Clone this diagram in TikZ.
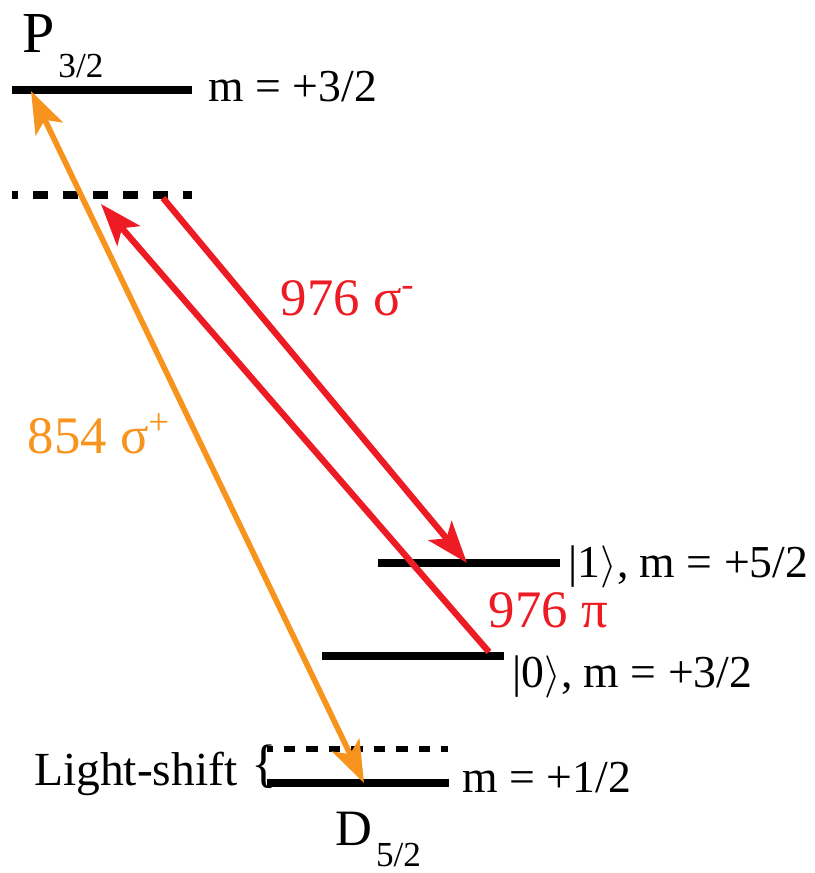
\documentclass[tikz,border=0pt]{standalone}
\usepackage{fontspec}
\setmainfont{Liberation Serif}
\usetikzlibrary{arrows.meta}
\definecolor{laserorange}{HTML}{F7941D}
\definecolor{laserred}{HTML}{ED1C24}

\begin{document}
\begin{tikzpicture}[
    x=0.01cm, y=-0.01cm,
    lasertip/.tip={Stealth[length=0.42cm, width=0.3cm, inset=0.1cm]},
    level/.style={line width=2pt},
    virtual/.style={line width=2pt, dash pattern=on 0.15cm off 0.15cm, dash phase=0.09cm},
    shifted/.style={line width=1.8pt, dash pattern=on 0.115cm off 0.11cm, dash phase=0.06cm},
    beam/.style={line width=1.8pt, -lasertip},
    lbl/.style={font=\fontsize{13}{16}\selectfont, inner sep=0pt, anchor=base west},
    beamlbl/.style={font=\fontsize{15}{18}\selectfont, inner sep=0pt, anchor=base west},
]
\useasboundingbox (0,0) rectangle (814,873);

\coordinate (p32l) at (12,90);
\coordinate (p32r) at (192,90);
\coordinate (virtl) at (12,195);
\coordinate (virtr) at (192,195);
\coordinate (onel) at (378,563);
\coordinate (oner) at (560,563);
\coordinate (zerol) at (322,656);
\coordinate (zeror) at (504,656);
\coordinate (shiftl) at (267,749);
\coordinate (shiftr) at (448,749);
\coordinate (d52l) at (267,783);
\coordinate (d52r) at (449,783);

\coordinate (p32hit) at (31,91);
\coordinate (d52hit) at (364,783);
\coordinate (virtout) at (163,198);
\coordinate (virtin) at (101,204);
\coordinate (onehit) at (467,563);
\coordinate (zeroout) at (489,652);

\draw[level] (p32l) -- (p32r);
\draw[virtual] (virtl) -- (virtr);
\draw[level] (onel) -- (oner);
\draw[level] (zerol) -- (zeror);
\draw[shifted] (shiftl) -- (shiftr);
\draw[level] (d52l) -- (d52r);

\draw[line width=1.6pt, laserorange, lasertip-lasertip] (p32hit) -- (d52hit);
\draw[beam, laserred] (virtout) -- (onehit);
\draw[beam, laserred] (zeroout) -- (virtin);

\node[lbl, font=\fontsize{16.5}{20}\selectfont] (p32name) at (22,53)
    {P\kern1pt\raisebox{-7pt}{\fontsize{10}{12}\selectfont 3/2}};
\node[lbl, font=\fontsize{14.5}{18}\selectfont] (d52name) at (335,845)
    {D\kern1pt\raisebox{-6pt}{\fontsize{10}{12}\selectfont 5/2}};

\node[lbl] (p32m) at (208,102) {m = +3/2};
\node[lbl] (onem) at (568,577) {|1$\rangle$, m = +5/2};
\node[lbl] (zerom) at (512,687) {|0$\rangle$, m = +3/2};
\node[lbl] (d52m) at (462,792) {m = +1/2};
\node[lbl, font=\fontsize{13.5}{16}\selectfont, anchor=base east] (shiftlbl) at (238,785) {Light-shift};
\node[lbl, font=\fontsize{15}{18}\selectfont] (shiftbrace) at (251,781) {\{};

\node[beamlbl, text=laserred] (sminus) at (280,315) {976 σ\textsuperscript{-}};
\node[beamlbl, text=laserorange] (splus) at (27,453) {854 σ\textsuperscript{+}};
\node[beamlbl, text=laserred] (pilbl) at (488,627) {976 π};
\end{tikzpicture}
\end{document}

++++++

> To be done
Extract, word for word, each line from the top of the data down to and including the line with "(0,0) rectangle (814,873);"; skip the pictures.

> Solution for this problem
Clone this diagram in TikZ.
\documentclass[tikz,border=0pt]{standalone}
\usepackage{fontspec}
\setmainfont{Liberation Serif}
\usetikzlibrary{arrows.meta}
\definecolor{laserorange}{HTML}{F7941D}
\definecolor{laserred}{HTML}{ED1C24}

\begin{document}
\begin{tikzpicture}[
    x=0.01cm, y=-0.01cm,
    lasertip/.tip={Stealth[length=0.42cm, width=0.3cm, inset=0.1cm]},
    level/.style={line width=2pt},
    virtual/.style={line width=2pt, dash pattern=on 0.15cm off 0.15cm, dash phase=0.09cm},
    shifted/.style={line width=1.8pt, dash pattern=on 0.115cm off 0.11cm, dash phase=0.06cm},
    beam/.style={line width=1.8pt, -lasertip},
    lbl/.style={font=\fontsize{13}{16}\selectfont, inner sep=0pt, anchor=base west},
    beamlbl/.style={font=\fontsize{15}{18}\selectfont, inner sep=0pt, anchor=base west},
]
\useasboundingbox (0,0) rectangle (814,873);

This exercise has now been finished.